Today, an unavailable hop is a modest inconvenience. We wait, adjust, move the schedule. The brew does not vanish. Still, that small absence leads back to a time when grain was never simply a material for brewing.
Older accounts of Durbuy already mention hop gardens around the town. The trace still needs careful handling, but it says something true: here, beer has never been separate from soil, gardens, and harvests.
In the early eighteenth century, during poor harvest years, some authorities forbade or restricted brewing so that cereals could be kept for food. A local history of Durbuy, citing ordinances of the provostry, records that in 1709, after a severe grain crisis, brewing was banned in the court of Barvaux.

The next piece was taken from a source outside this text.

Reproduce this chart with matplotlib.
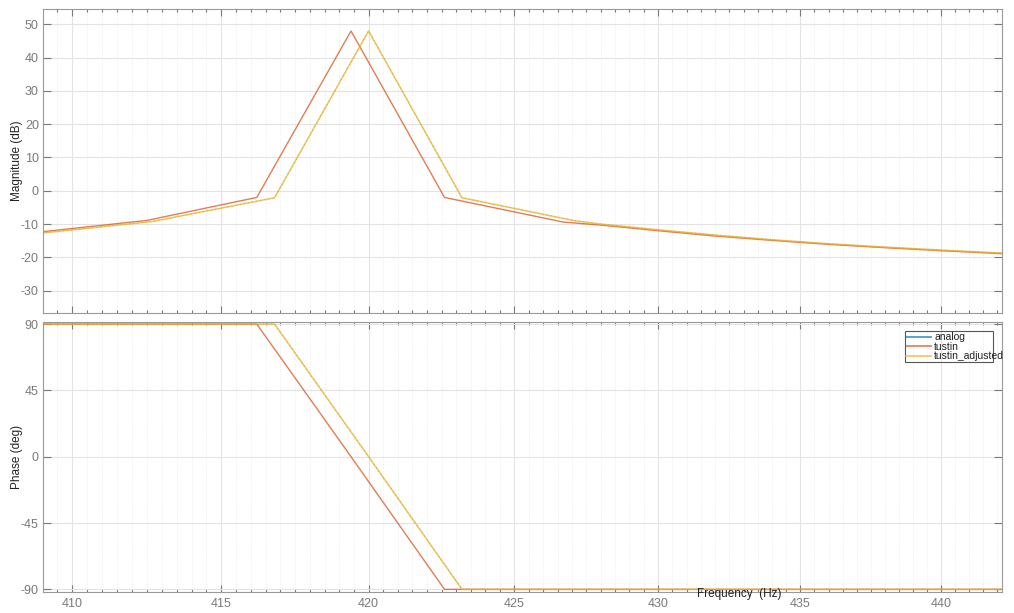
import matplotlib
matplotlib.use("Agg")
import matplotlib.pyplot as plt
from matplotlib.ticker import FixedLocator, FixedFormatter, NullFormatter
from matplotlib.patches import Rectangle
from matplotlib.lines import Line2D

plt.rcParams['font.family'] = ['Liberation Sans', 'DejaVu Sans']

# ---- data ----
# tustin_adjusted (and analog, which coincides with it)
adj_freq = [409.0, 412.7, 416.8, 420.0, 423.2, 427.1, 428.0, 430.0, 432.0, 434.0, 436.0, 438.0, 440.0, 442.2]
adj_mag = [-12.7, -9.2, -2.1, 48.0, -2.1, -9.0, -10.0, -11.7, -13.3, -14.7, -15.9, -16.9, -17.8, -18.7]
adj_phase = [90, 90, 90, 0, -90, -90, -90, -90, -90, -90, -90, -90, -90, -90]

analog_freq = adj_freq
analog_mag = adj_mag
analog_phase = adj_phase

# tustin (frequency-warped)
tus_freq = [409.0, 412.5, 416.2, 419.4, 422.6, 426.7, 428.0, 430.0, 432.0, 434.0, 436.0, 438.0, 440.0, 442.2]
tus_mag = [-12.3, -8.9, -2.0, 48.0, -2.0, -9.4, -10.3, -12.0, -13.6, -14.9, -16.1, -17.1, -18.0, -18.9]
tus_phase = [90, 90, 90, 0, -90, -90, -90, -90, -90, -90, -90, -90, -90, -90]

series_labels = ['analog', 'tustin', 'tustin_adjusted']
series_colors = ['#0072BD', '#D95319', '#EDB120']

x_major = [410, 415, 420, 425, 430, 435, 440]
x_minor = [409.5 + 0.5 * i for i in range(66)]
mag_ticks = [-30, -20, -10, 0, 10, 20, 30, 40, 50]
phase_ticks = [-90, -45, 0, 45, 90]

W, H = 1014, 613
fig = plt.figure(figsize=(W / 100, H / 100), dpi=100)

def fx(px):
    return px / W

def fy(py):
    return 1 - py / H

left, right = 43, 1002.3
ax1 = fig.add_axes([fx(left), fy(313.3), fx(right - left), (313.3 - 9) / H])
ax2 = fig.add_axes([fx(left), fy(592.3), fx(right - left), (592.3 - 321.7) / H])

tick_col = '#7a7a7a'
spine_col = '#9a9a9a'

for ax in (ax1, ax2):
    ax.set_xscale('log')
    ax.set_xlim(409.03, 442.2)
    ax.xaxis.set_major_locator(FixedLocator(x_major))
    ax.xaxis.set_minor_locator(FixedLocator([v for v in x_minor if v not in x_major]))
    ax.xaxis.set_minor_formatter(NullFormatter())
    ax.grid(True, which='major', color='#e3e3e3', linewidth=0.8, linestyle='-')
    ax.grid(True, which='minor', axis='x', color='#e4e4e4', linewidth=0.6, linestyle=(0, (1, 2)))
    ax.set_axisbelow(True)
    for s in ax.spines.values():
        s.set_color(spine_col)
        s.set_linewidth(0.8)
    ax.tick_params(axis='both', which='both', direction='in', top=True, right=True,
                   colors=tick_col, labelsize=9, width=0.8)
    ax.tick_params(axis='x', which='major', length=5, pad=4)
    ax.tick_params(axis='x', which='minor', length=2.5)
    ax.tick_params(axis='y', which='major', length=6, pad=3)
    ax.tick_params(axis='y', which='minor', left=False, right=False)

def draw(ax, yb, ya, yt):
    ax.plot(analog_freq, yb, color=series_colors[0], lw=0.6, ls=(0, (1, 4)), label=series_labels[0], alpha=0.8)
    ax.plot(tus_freq, yt, color=series_colors[1], lw=1.0, alpha=0.75, label=series_labels[1])
    ax.plot(adj_freq, ya, color=series_colors[2], lw=1.1, alpha=0.75, label=series_labels[2])

# magnitude
draw(ax1, analog_mag, adj_mag, tus_mag)
ax1.set_ylim(-36.8, 54.6)
ax1.set_yticks(mag_ticks)
ax1.set_yticklabels([str(v) for v in mag_ticks])
ax1.xaxis.set_major_formatter(NullFormatter())
ax1.set_ylabel('Magnitude (dB)', fontsize=8.5, color='#222222')
ax1.yaxis.set_label_coords(-0.021, 0.5)

# phase
draw(ax2, analog_phase, adj_phase, tus_phase)
ax2.set_ylim(-92, 91.6)
ax2.set_yticks(phase_ticks)
ax2.set_yticklabels([str(v) for v in phase_ticks])
ax2.xaxis.set_major_formatter(FixedFormatter([str(v) for v in x_major]))
ax2.set_ylabel('Phase (deg)', fontsize=8.5, color='#222222')
ax2.yaxis.set_label_coords(-0.021, 0.5)

# legend (frame drawn separately so the long label overflows it, as in the reference)
handles = [Line2D([], [], color=c, lw=1.3, alpha=0.7) for c in series_colors]
leg = fig.legend(handles, series_labels, loc='upper left', bbox_to_anchor=(fx(906), fy(332.5)),
                 fontsize=7.5, frameon=False, borderpad=0.0, labelspacing=-0.05,
                 handlelength=2.4, handletextpad=0.3, borderaxespad=0)
for t in leg.get_texts():
    t.set_color('#222222')
fig.patches.append(Rectangle((fx(905), fy(362)), fx(993 - 905), (362 - 331) / H,
                             transform=fig.transFigure, fill=False, edgecolor='#555555', lw=0.8))

fig.text(fx(739), fy(594), 'Frequency  (Hz)', fontsize=8.5, color='#222222', ha='center', va='center')

fig.savefig('out.png', dpi=100)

It is worth measuring what that meant. Beer was not only a drink for pleasure. It belonged to the ordinary rhythm of houses, taverns, work, and meals. To remove it, even briefly, touched a daily habit and a real part of nourishment.

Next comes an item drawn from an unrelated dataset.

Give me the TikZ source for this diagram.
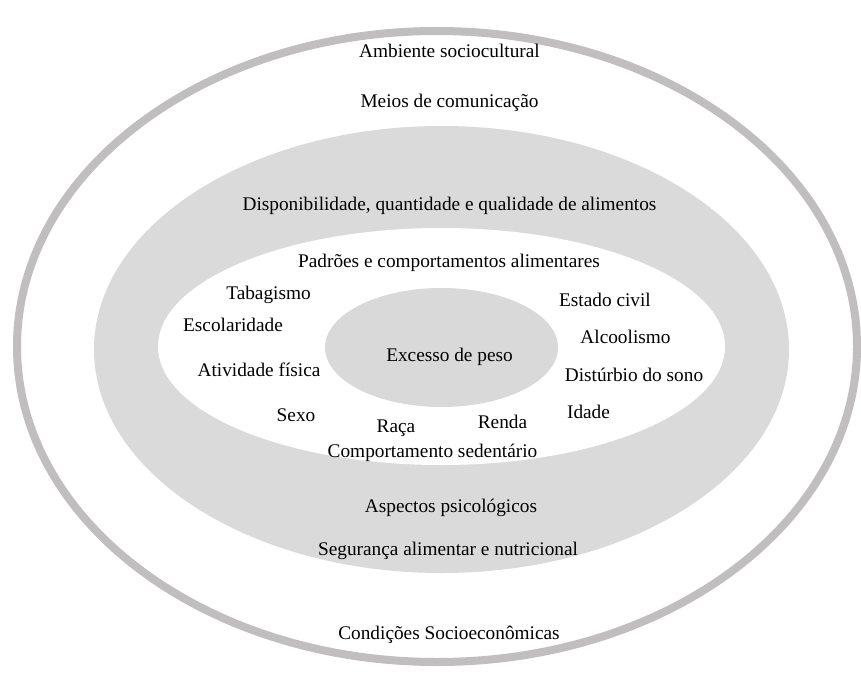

Grain first had to become bread, porridge, seed, reserve. In hard years, brewing came after subsistence. Brewing itself, sometimes imagined as free and convivial, in fact depended on a fragile balance: the land, the market, the harvest, and the decisions made when everything begins to run short.
So when I look today for a hop that is not available, I know the comparison soon reaches its limit. Our consequences are small. But the delay recalls a simple thing: a beer begins long before it reaches the kettle. It begins with what the season has left behind.